Introduction: The "Name and Shame" Rally

For decades, Japanese corporations were "value traps"—hoarding cash and ignoring shareholders. That era is dead.

Similar to the structural shifts we analyzed in [Defense / $ITA] and [Insurance / $KIE], Japan is undergoing a fundamental repricing. The trigger? The Tokyo Stock Exchange (TSE) dropped a hammer: if your company trades below a Price-to-Book (P/B) ratio of 1.0, you are put on a "shame list" and explicitly threatened with delisting.

The result is panic-buying... of their own shares. While US Tech ($QQQ) fights valuation concerns, Japan offers deep value with a government mandate to go higher.

Here is why Buffett is betting big, and why you need the right ETF to follow him.

The Mandate: Fix Your Price or Die

This is not a suggestion; it's a threat. The JPX (Japan Exchange Group) demanded companies "implement management conscious of cost of capital."

The Data (Dec 2025 Update):

  • Compliance: In 2023, few cared. Today, >70% of Prime Market companies have disclosed concrete action plans.

  • Impact: The average P/B ratio has surged from 1.2 to 1.5 in just two years.

  • The Mechanism: To escape the "shame list," companies are executing record buybacks to artificially pump their stock prices.

The Buffett Code: The "Carry Trade" Masterclass

Warren Buffett isn't just buying Japanese stocks; he's engineering a financial arbitrage. As of late 2025, Berkshire Hathaway holds nearly 10% of the five Sogo Shosha (trading houses: Itochu, Marubeni, Mitsubishi, Mitsui, Sumitomo).

Why? It’s "Free Money." Buffett issues bonds in Yen (borrowing at nearly 0% thanks to Japan’s low rates) to buy stocks that pay 4–5% dividend yields.

  • Cost of capital: ~0.5–1.0%

  • Return on assets: ~5% + Capital Gains

  • The Spread: Pure profit.

He sees these firms not just as Japanese plays, but as global commodity banks trading at a massive discount to their US peers.

The Critical Mistake: EWJ vs. DXJ

This is the most important section of this post. Do not buy the wrong ETF.

The Japanese Yen is weak (USD/JPY > 150). This is great for exporters like Toyota, but it is terrible for foreign investors holding unhedged assets like $EWJ.

The 2025 Scorecard (YTD):

  • Nikkei 225 Index: +25% (The raw market move).

  • $DXJ (Hedged): ~+20% (Captures the rally).

  • $EWJ (Unhedged): +10% (Gains erased by weak Yen).

The Math of the Trap: If you bought $EWJ, you lost half your potential profit to the currency exchange rate. $DXJ uses derivatives to neutralize this risk, giving you the pure equity performance.
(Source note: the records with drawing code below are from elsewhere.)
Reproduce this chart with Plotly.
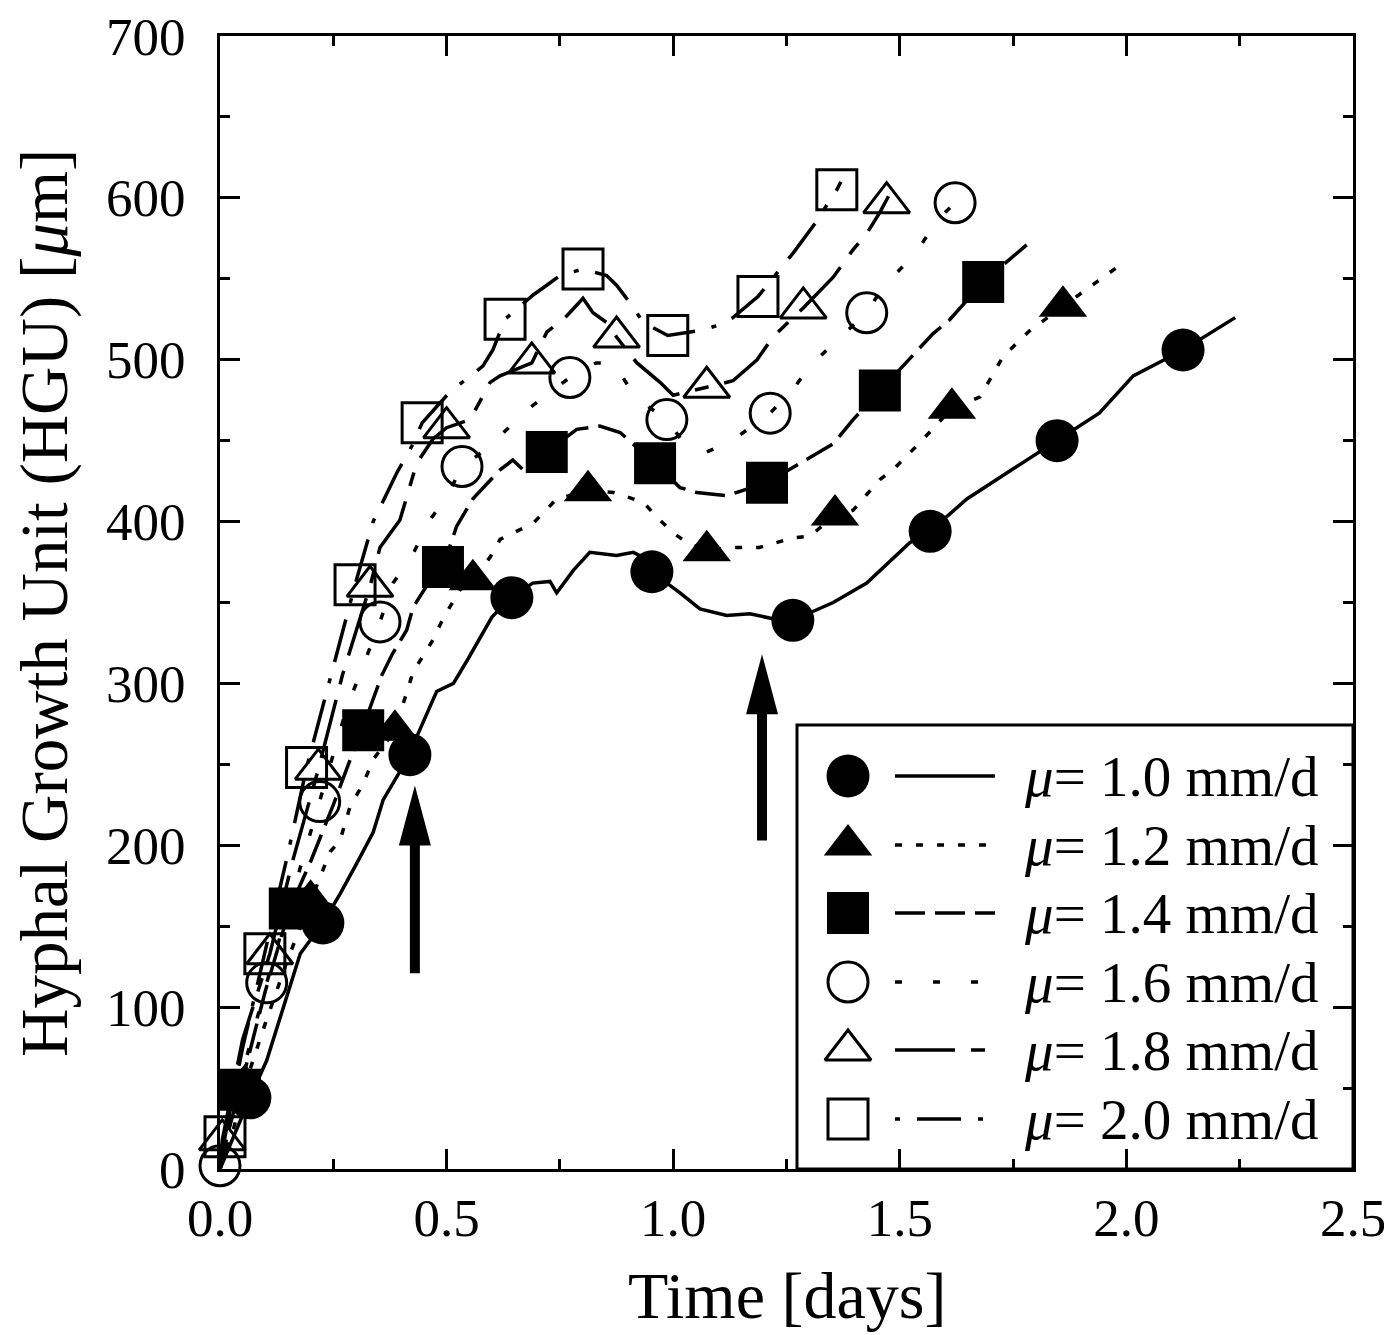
import plotly.graph_objects as go

FONT = "Liberation Serif"

# ---------------- data (time [days], HGU [um]) ----------------
speed_labels = ["1.0", "1.2", "1.4", "1.6", "1.8", "2.0"]

# mu = 1.0 mm/d
t10_line = [0, 0.03, 0.066, 0.103, 0.177, 0.227, 0.265, 0.302, 0.338, 0.36, 0.39, 0.419, 0.434, 0.478,
            0.515, 0.545, 0.60, 0.642, 0.69, 0.728, 0.743, 0.78, 0.816, 0.875, 0.912, 0.955, 0.986, 1.015,
            1.059, 1.118, 1.169, 1.22, 1.264, 1.353, 1.427, 1.522, 1.567, 1.648, 1.758, 1.847, 1.94, 2.015,
            2.125, 2.24]
h10_line = [0, 20, 44, 67, 133, 152, 170, 189, 208, 228, 242, 256, 267, 295, 300, 314, 341, 353, 362, 363,
            356, 370, 381, 379, 381, 375, 362, 356, 346, 342, 343, 340, 339, 350, 362, 387, 394, 414, 434,
            450, 467, 490, 506, 526]
t10_mk = [0.066, 0.227, 0.419, 0.644, 0.953, 1.264, 1.567, 1.847, 2.125]
h10_mk = [44, 152, 256, 353, 369, 339, 394, 450, 506]

# mu = 1.2 mm/d
t12_line = [0, 0.03, 0.055, 0.1, 0.15, 0.2, 0.243, 0.265, 0.287, 0.316, 0.338, 0.386, 0.426, 0.47, 0.492,
            0.53, 0.558, 0.596, 0.618, 0.691, 0.743, 0.812, 0.868, 0.934, 0.963, 1.0, 1.03, 1.074, 1.132,
            1.19, 1.265, 1.302, 1.357, 1.397, 1.456, 1.485, 1.545, 1.615, 1.677, 1.728, 1.787, 1.86, 1.979]
h12_line = [0, 25, 52, 90, 130, 166, 196, 203, 224, 238, 253, 271, 307, 327, 340, 358, 364, 378, 389, 399,
            414, 419, 418, 412, 403, 393, 387, 382, 384, 384, 390, 391, 404, 407, 426, 432, 449, 470, 477,
            502, 518, 533, 557]
t12_mk = [0.055, 0.2, 0.386, 0.558, 0.812, 1.074, 1.357, 1.615, 1.86]
h12_mk = [52, 166, 271, 364, 419, 382, 404, 470, 533]

# mu = 1.4 mm/d
t14_line = [0, 0.02, 0.044, 0.1, 0.154, 0.2, 0.25, 0.29, 0.316, 0.331, 0.357, 0.38, 0.412, 0.426, 0.46,
            0.492, 0.522, 0.558, 0.618, 0.646, 0.669, 0.721, 0.787, 0.838, 0.883, 0.96, 1.015, 1.052, 1.118,
            1.207, 1.28, 1.353, 1.397, 1.456, 1.538, 1.573, 1.611, 1.684, 1.78]
h14_line = [0, 25, 49, 110, 161, 190, 225, 255, 271, 285, 305, 318, 333, 347, 362, 372, 397, 414, 432, 438,
            432, 443, 457, 459, 455, 436, 421, 418, 416, 424, 436, 448, 463, 481, 506, 516, 525, 548, 571]
t14_mk = [0.044, 0.154, 0.316, 0.492, 0.721, 0.96, 1.207, 1.456, 1.684]
h14_mk = [49, 161, 271, 372, 443, 436, 424, 481, 548]

# mu = 1.6 mm/d
t16_line = [0, 0.05, 0.103, 0.16, 0.22, 0.28, 0.353, 0.382, 0.426, 0.463, 0.5, 0.534, 0.589, 0.677, 0.772,
            0.83, 0.868, 0.905, 0.95, 0.986, 1.022, 1.074, 1.125, 1.214, 1.265, 1.302, 1.346, 1.427, 1.463,
            1.508, 1.545, 1.582, 1.622]
h16_line = [2, 60, 115, 170, 227, 285, 338, 362, 380, 401, 415, 434, 445, 469, 489, 498, 498, 482, 470, 463,
            449, 443, 449, 467, 482, 496, 508, 529, 545, 558, 570, 586, 597]
t16_mk = [0.0, 0.103, 0.22, 0.353, 0.534, 0.772, 0.986, 1.214, 1.427, 1.622]
h16_mk = [2, 115, 227, 338, 434, 489, 463, 467, 529, 597]

# mu = 1.8 mm/d
t18_line = [0, 0.005, 0.05, 0.11, 0.16, 0.217, 0.27, 0.331, 0.353, 0.397, 0.434, 0.47, 0.5, 0.552, 0.596,
            0.618, 0.688, 0.721, 0.765, 0.801, 0.823, 0.853, 0.875, 0.92, 0.971, 1.0, 1.074, 1.132, 1.185,
            1.22, 1.287, 1.353, 1.397, 1.427, 1.456, 1.475]
h18_line = [0, 18, 80, 133, 190, 247, 305, 360, 384, 401, 436, 451, 458, 463, 486, 490, 498, 517, 527, 538,
            529, 523, 514, 498, 486, 478, 483, 487, 500, 514, 532, 551, 568, 578, 591, 601]
t18_mk = [0.005, 0.11, 0.217, 0.331, 0.5, 0.688, 0.875, 1.074, 1.287, 1.471]
h18_mk = [18, 133, 247, 360, 458, 498, 514, 483, 532, 597]

# mu = 2.0 mm/d
t20_line = [0, 0.011, 0.05, 0.099, 0.15, 0.191, 0.25, 0.298, 0.338, 0.39, 0.426, 0.446, 0.507, 0.545, 0.58,
            0.602, 0.629, 0.662, 0.691, 0.721, 0.75, 0.801, 0.853, 0.875, 0.905, 0.934, 0.988, 1.059, 1.096,
            1.132, 1.187, 1.236, 1.265, 1.31, 1.361, 1.37]
h20_line = [0, 20, 75, 133, 195, 248, 310, 361, 400, 430, 448, 461, 480, 488, 496, 506, 525, 533, 540, 546,
            552, 556, 552, 546, 535, 523, 515, 518, 521, 526, 539, 556, 566, 583, 605, 610]
t20_mk = [0.011, 0.099, 0.191, 0.298, 0.446, 0.629, 0.801, 0.988, 1.187, 1.361]
h20_mk = [20, 133, 248, 361, 461, 525, 556, 515, 539, 605]

# arrows: x, tail y, tip y (data units)
arrow_x = [0.430, 1.196]
arrow_tail = [121, 203]
arrow_tip = [237, 318]

x_ticks = [0.0, 0.5, 1.0, 1.5, 2.0, 2.5]
y_ticks = [0, 100, 200, 300, 400, 500, 600, 700]

# ---------------- styles ----------------
lines_t = [t10_line, t12_line, t14_line, t16_line, t18_line, t20_line]
lines_h = [h10_line, h12_line, h14_line, h16_line, h18_line, h20_line]
mks_t = [t10_mk, t12_mk, t14_mk, t16_mk, t18_mk, t20_mk]
mks_h = [h10_mk, h12_mk, h14_mk, h16_mk, h18_mk, h20_mk]
symbols = ["circle", "triangle-up", "square", "circle-open", "triangle-up-open", "square-open"]
msizes = [43, 42, 42, 40, 40, 40]
dashes = ["solid", "7px,14px", "30px,10px", "7px,31px", "60px,16px,14px,16px", "5px,17px,44px,17px"]
LW = 3.5

fig = go.Figure()

for i in range(6):
    fig.add_trace(go.Scatter(
        x=lines_t[i], y=lines_h[i], mode="lines",
        line=dict(color="black", width=LW, dash=dashes[i]),
        showlegend=False, cliponaxis=False, hoverinfo="skip"))

for i in range(6):
    opn = symbols[i].endswith("open")
    fig.add_trace(go.Scatter(
        x=mks_t[i], y=mks_h[i], mode="markers",
        marker=dict(symbol=symbols[i], size=msizes[i], color="black",
                    line=dict(color="black", width=3 if opn else 0)),
        showlegend=False, cliponaxis=False))

# ---------------- arrows (shapes) ----------------
PX_X = 1133 / 2.5   # pixels per day
PX_Y = 1133 / 700   # pixels per um
head_len = 60 / PX_Y
head_half = 16 / PX_X
shapes = []
for ax_, yt, yp in zip(arrow_x, arrow_tail, arrow_tip):
    shapes.append(dict(type="line", xref="x", yref="y", x0=ax_, x1=ax_, y0=yt, y1=yp - head_len + 2,
                       line=dict(color="black", width=10)))
    shapes.append(dict(type="path", xref="x", yref="y",
                       path=f"M {ax_ - head_half},{yp - head_len} L {ax_ + head_half},{yp - head_len} L {ax_},{yp} Z",
                       fillcolor="black", line=dict(color="black", width=0)))

# ---------------- manual legend on pixel-coordinate overlay axes ----------------
# (overlay axis units are pixels of the final page, plot area spans 220..1353 x 36..1169)
row_y = [776, 845, 913, 982, 1050, 1119]
leg_mk_x = 848
leg_line_x = [895, 995]
leg_text_x = 1022

shapes.append(dict(type="rect", xref="x2", yref="y2", x0=797, x1=1353, y0=725, y1=1169,
                   line=dict(color="black", width=3), fillcolor="white", layer="below"))

for i in range(6):
    opn = symbols[i].endswith("open")
    fig.add_trace(go.Scatter(
        x=[leg_mk_x], y=[row_y[i]], mode="markers", xaxis="x2", yaxis="y2",
        marker=dict(symbol=symbols[i], size=msizes[i], color="black",
                    line=dict(color="black", width=3 if opn else 0)),
        showlegend=False, cliponaxis=False, hoverinfo="skip"))
    fig.add_trace(go.Scatter(
        x=leg_line_x, y=[row_y[i], row_y[i]], mode="lines", xaxis="x2", yaxis="y2",
        line=dict(color="black", width=LW, dash=dashes[i]),
        showlegend=False, cliponaxis=False, hoverinfo="skip"))

annotations = []
for i in range(6):
    annotations.append(dict(x=leg_text_x, y=row_y[i], xref="x2", yref="y2",
                            text=f"<i>\u03bc</i>= {speed_labels[i]} mm/d", showarrow=False,
                            xanchor="left", yanchor="middle",
                            font=dict(family=FONT, size=57, color="black")))

annotations.append(dict(x=-0.155, y=0.5, xref="paper", yref="paper",
                        text="Hyphal Growth Unit (HGU) [<i>\u03bc</i>m]", textangle=-90,
                        showarrow=False, xanchor="center", yanchor="middle",
                        font=dict(family=FONT, size=67, color="black")))
annotations.append(dict(x=0.5, y=-0.112, xref="paper", yref="paper",
                        text="Time [days]", showarrow=False, xanchor="center", yanchor="middle",
                        font=dict(family=FONT, size=66, color="black")))

axis_common = dict(showgrid=False, zeroline=False, showline=True, linewidth=3, linecolor="black",
                   mirror="allticks", ticks="inside", ticklen=20, tickwidth=3, tickcolor="black",
                   automargin=False, ticklabeloverflow="allow",
                   tickfont=dict(family=FONT, size=53, color="black"))

# page body has an 8px default margin: figure is 8px smaller and margins shifted accordingly
fig.update_layout(
    width=1384, height=1327,
    margin=dict(l=212, r=39, t=28, b=166, autoexpand=False),
    paper_bgcolor="white", plot_bgcolor="white",
    showlegend=False,
    xaxis=dict(range=[0, 2.5], tickvals=x_ticks, ticktext=[f"{v:.1f}" for v in x_ticks],
               minor=dict(dtick=0.25, ticklen=10, tickwidth=3, ticks="inside", tickcolor="black"),
               ticklabelstandoff=0, **axis_common),
    yaxis=dict(range=[0, 700], tickvals=y_ticks, ticktext=[str(v) for v in y_ticks],
               minor=dict(dtick=50, ticklen=10, tickwidth=3, ticks="inside", tickcolor="black"),
               ticklabelstandoff=21, **axis_common),
    xaxis2=dict(range=[220, 1353], overlaying="x", anchor="y2", visible=False, fixedrange=True),
    yaxis2=dict(range=[1169, 36], overlaying="y", anchor="x2", visible=False, fixedrange=True),
    shapes=shapes,
    annotations=annotations,
)

fig.write_html("out.html")
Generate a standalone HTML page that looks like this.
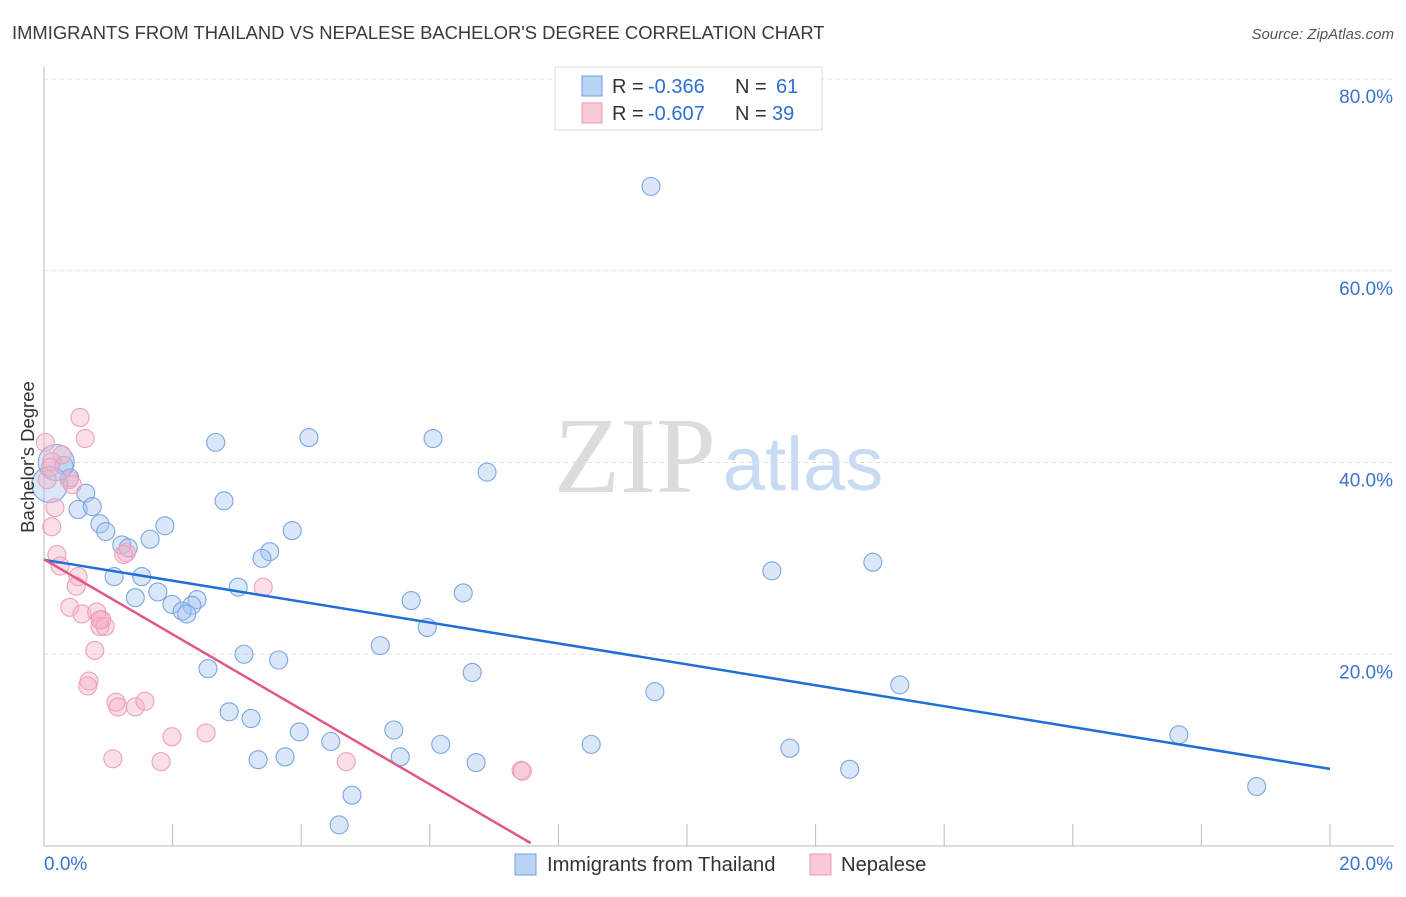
<!DOCTYPE html>
<html><head><meta charset="utf-8"><style>
body{margin:0;background:#fff;font-family:"Liberation Sans",sans-serif}
</style></head><body>
<svg id="chart" width="1406" height="892" xmlns="http://www.w3.org/2000/svg" font-family="Liberation Sans, sans-serif">
<text x="12" y="39" font-size="18.4" fill="#3a3a3a">IMMIGRANTS FROM THAILAND VS NEPALESE BACHELOR'S DEGREE CORRELATION CHART</text>
<text x="1394" y="39" font-size="15" fill="#555" text-anchor="end" font-style="italic">Source: ZipAtlas.com</text>
<g>
<text x="635" y="492" font-size="108" font-family="Liberation Serif, serif" fill="#dcdcdc" text-anchor="middle">ZIP</text>
<text x="803" y="490" font-size="76" fill="#c9dbf3" text-anchor="middle">atlas</text>
</g>
<g id="grid"></g>
<g id="axes"></g>
<g id="marks"></g>
<g>
<rect x="555" y="67" width="267" height="63" fill="#fff" stroke="#ddd"/>
<rect x="582" y="76" width="20" height="20" fill="#b9d3f5" stroke="#6f9fe0"/>
<rect x="582" y="103" width="20" height="20" fill="#f9c9d8" stroke="#ea9ab5"/>
<text x="612" y="93" font-size="20" fill="#333">R =</text>
<text x="648" y="93" font-size="20" fill="#2f6fd0">-0.366</text>
<text x="735" y="93" font-size="20" fill="#333">N =</text>
<text x="776" y="93" font-size="20" fill="#2f6fd0">61</text>
<text x="612" y="120" font-size="20" fill="#333">R =</text>
<text x="648" y="120" font-size="20" fill="#2f6fd0">-0.607</text>
<text x="735" y="120" font-size="20" fill="#333">N =</text>
<text x="772" y="120" font-size="20" fill="#2f6fd0">39</text>
</g>
<g>
<rect x="515" y="854" width="21" height="21" fill="#b9d3f5" stroke="#6f9fe0"/>
<text x="547" y="871" font-size="20.2" fill="#333">Immigrants from Thailand</text>
<rect x="810" y="854" width="21" height="21" fill="#f9c9d8" stroke="#ea9ab5"/>
<text x="841" y="871" font-size="20.2" fill="#333">Nepalese</text>
</g>
<text transform="translate(34,457) rotate(-90)" font-size="18.5" fill="#333" text-anchor="middle">Bachelor's Degree</text>
</svg>
<script>
const yTicks=[20,40,60,80];
const yTickLabels=["20.0%","40.0%","60.0%","80.0%"];
const xTickLabels=["0.0%","20.0%"];
const thaiX=[9.44,4.12,6.05,2.67,6.89,0.31,0.40,0.65,0.53,0.75,2.80,0.87,0.96,1.88,3.86,1.65,1.21,1.31,3.51,3.39,1.09,1.52,3.02,1.77,1.42,1.99,2.38,2.30,2.15,2.22,12.89,11.32,6.52,5.71,5.96,5.23,3.11,3.65,2.55,6.66,9.50,13.31,2.88,3.22,3.97,5.44,4.46,6.17,8.51,11.60,17.65,3.33,3.75,5.54,6.72,12.53,4.79,18.86,4.59,0.19,0.09];
const thaiY=[68.8,42.6,42.5,42.1,39.0,39.7,38.4,36.8,35.1,35.4,36.0,33.6,32.8,33.4,32.9,32.0,31.4,31.1,30.7,30.0,28.1,28.1,27.0,26.5,25.9,25.2,25.7,25.1,24.5,24.2,29.6,28.7,26.4,25.6,22.8,20.9,20.0,19.4,18.5,18.1,16.1,16.8,14.0,13.3,11.9,12.1,10.9,10.6,10.6,10.2,11.6,9.0,9.3,9.3,8.7,8.0,5.3,6.2,2.2,40.0,37.7];
const thaiSize=[1,1,1,1,1,1,1,1,1,1,1,1,1,1,1,1,1,1,1,1,1,1,1,1,1,1,1,1,1,1,1,1,1,1,1,1,1,1,1,1,1,1,1,1,1,1,1,1,1,1,1,1,1,1,1,1,1,1,1,2,2];
const nepX=[0.56,0.64,0.02,0.28,0.12,0.39,0.44,0.05,0.17,0.12,0.20,0.25,0.53,0.50,0.40,0.59,0.82,0.90,0.87,0.95,0.79,0.70,0.68,1.28,3.41,1.12,1.15,1.42,1.57,1.99,2.52,1.07,1.82,4.70,7.42,1.24,0.87,7.44,0.10];
const nepY=[44.7,42.5,42.1,40.8,40.1,38.2,37.7,38.2,35.3,33.3,30.4,29.2,28.1,27.1,24.9,24.2,24.4,23.6,22.9,22.9,20.4,17.2,16.7,30.6,27.0,15.0,14.5,14.5,15.1,11.4,11.8,9.1,8.8,8.8,7.9,30.4,23.6,7.8,39.5];
const thaiTrend=[[0,29.85],[20,8.04]];
const nepTrend=[[0,29.9],[7.57,0.3]];
const NS="http://www.w3.org/2000/svg";
const X0=44,X1=1330,Y0=846,Y80=79;
const sx=v=>X0+(X1-X0)*v/20;
const sy=v=>Y0-(Y0-Y80)*v/80;
function mk(tag,attrs,parent){const e=document.createElementNS(NS,tag);for(const k in attrs)e.setAttribute(k,attrs[k]);document.getElementById(parent).appendChild(e);return e;}
yTicks.forEach((t,i)=>{
 const g=mk('line',{x1:X0,x2:1394,y1:sy(t),y2:sy(t),stroke:'#ddd','stroke-dasharray':'4,4'},'grid');
 
 
 const l=mk('text',{x:1393,y:sy(t)+24,'font-size':19,fill:'#3a72d0','text-anchor':'end'},'grid');
 l.textContent=yTickLabels[i];
 
 
});
const ax=mk('line',{x1:X0,x2:1394,y1:Y0,y2:Y0,stroke:'#bbb'},'axes');


const ay=mk('line',{x1:X0,x2:X0,y1:67,y2:Y0,stroke:'#bbb'},'axes');


for(let v=2;v<=20;v+=2){
 const t=mk('line',{x1:sx(v),x2:sx(v),y1:Y0-22,y2:Y0,stroke:'#bbb'},'axes');
 
 
}
[[0,'start',X0],[20,'end',1393]].forEach((p,i)=>{
 const l=mk('text',{x:p[2],y:870,'font-size':19,fill:'#3a72d0','text-anchor':p[1]},'axes');
 l.textContent=xTickLabels[i];
 
 
});
thaiX.forEach((x,i)=>{
 const c=mk('circle',{cx:sx(x),cy:sy(thaiY[i]),r:9*thaiSize[i],fill:'rgba(160,196,240,0.4)',stroke:'#7aa6e3','stroke-width':1.1},'marks');
 
 
});
nepX.forEach((x,i)=>{
 const c=mk('circle',{cx:sx(x),cy:sy(nepY[i]),r:9,fill:'rgba(246,175,198,0.4)',stroke:'#eea0ba','stroke-width':1.1},'marks');
 
 
});
const tl=mk('line',{x1:sx(thaiTrend[0][0]),y1:sy(thaiTrend[0][1]),x2:sx(thaiTrend[1][0]),y2:sy(thaiTrend[1][1]),stroke:'#1f6fd6','stroke-width':2.5},'marks');


const nl=mk('line',{x1:sx(nepTrend[0][0]),y1:sy(nepTrend[0][1]),x2:sx(nepTrend[1][0]),y2:sy(nepTrend[1][1]),stroke:'#e0588a','stroke-width':2.5},'marks');


</script>
</body></html>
Hedging Wins: DXJ Crushes EWJ on Weak Yen

The Macro Wind: "Sanaenomics"

The political landscape supports this trade. The continued policy of aggressive fiscal spending (dubbed "Sanaenomics") ensures that the Bank of Japan remains behind the curve on interest rates.

This keeps the Yen weak (good for exporter earnings) and liquidity high (good for stock prices). Giants like Mitsui & Co. are reporting record profits specifically because the Yen is cheap.

The Risks: A Reality Check

What could break this thesis?

  • BoJ Pivot: If the Bank of Japan aggressively hikes rates to defend the Yen, the "carry trade" becomes expensive.

  • Global Recession: Japan is an export economy. If the US stops buying cars, cheap Yen won't save them.

The Bottom Line

US Tech is fighting gravity. Japan is fighting for survival. The TSE has aligned the incentives of CEOs with shareholders for the first time in history.

The Play: Forget the headline economic data. Follow the corporate reform. Buy $DXJ on dips. You get the buybacks, the dividends, and the exporter earnings, without the currency risk.

Disclaimer: This is not financial or investment advice. Do your own research and consult a qualified financial advisor before investing.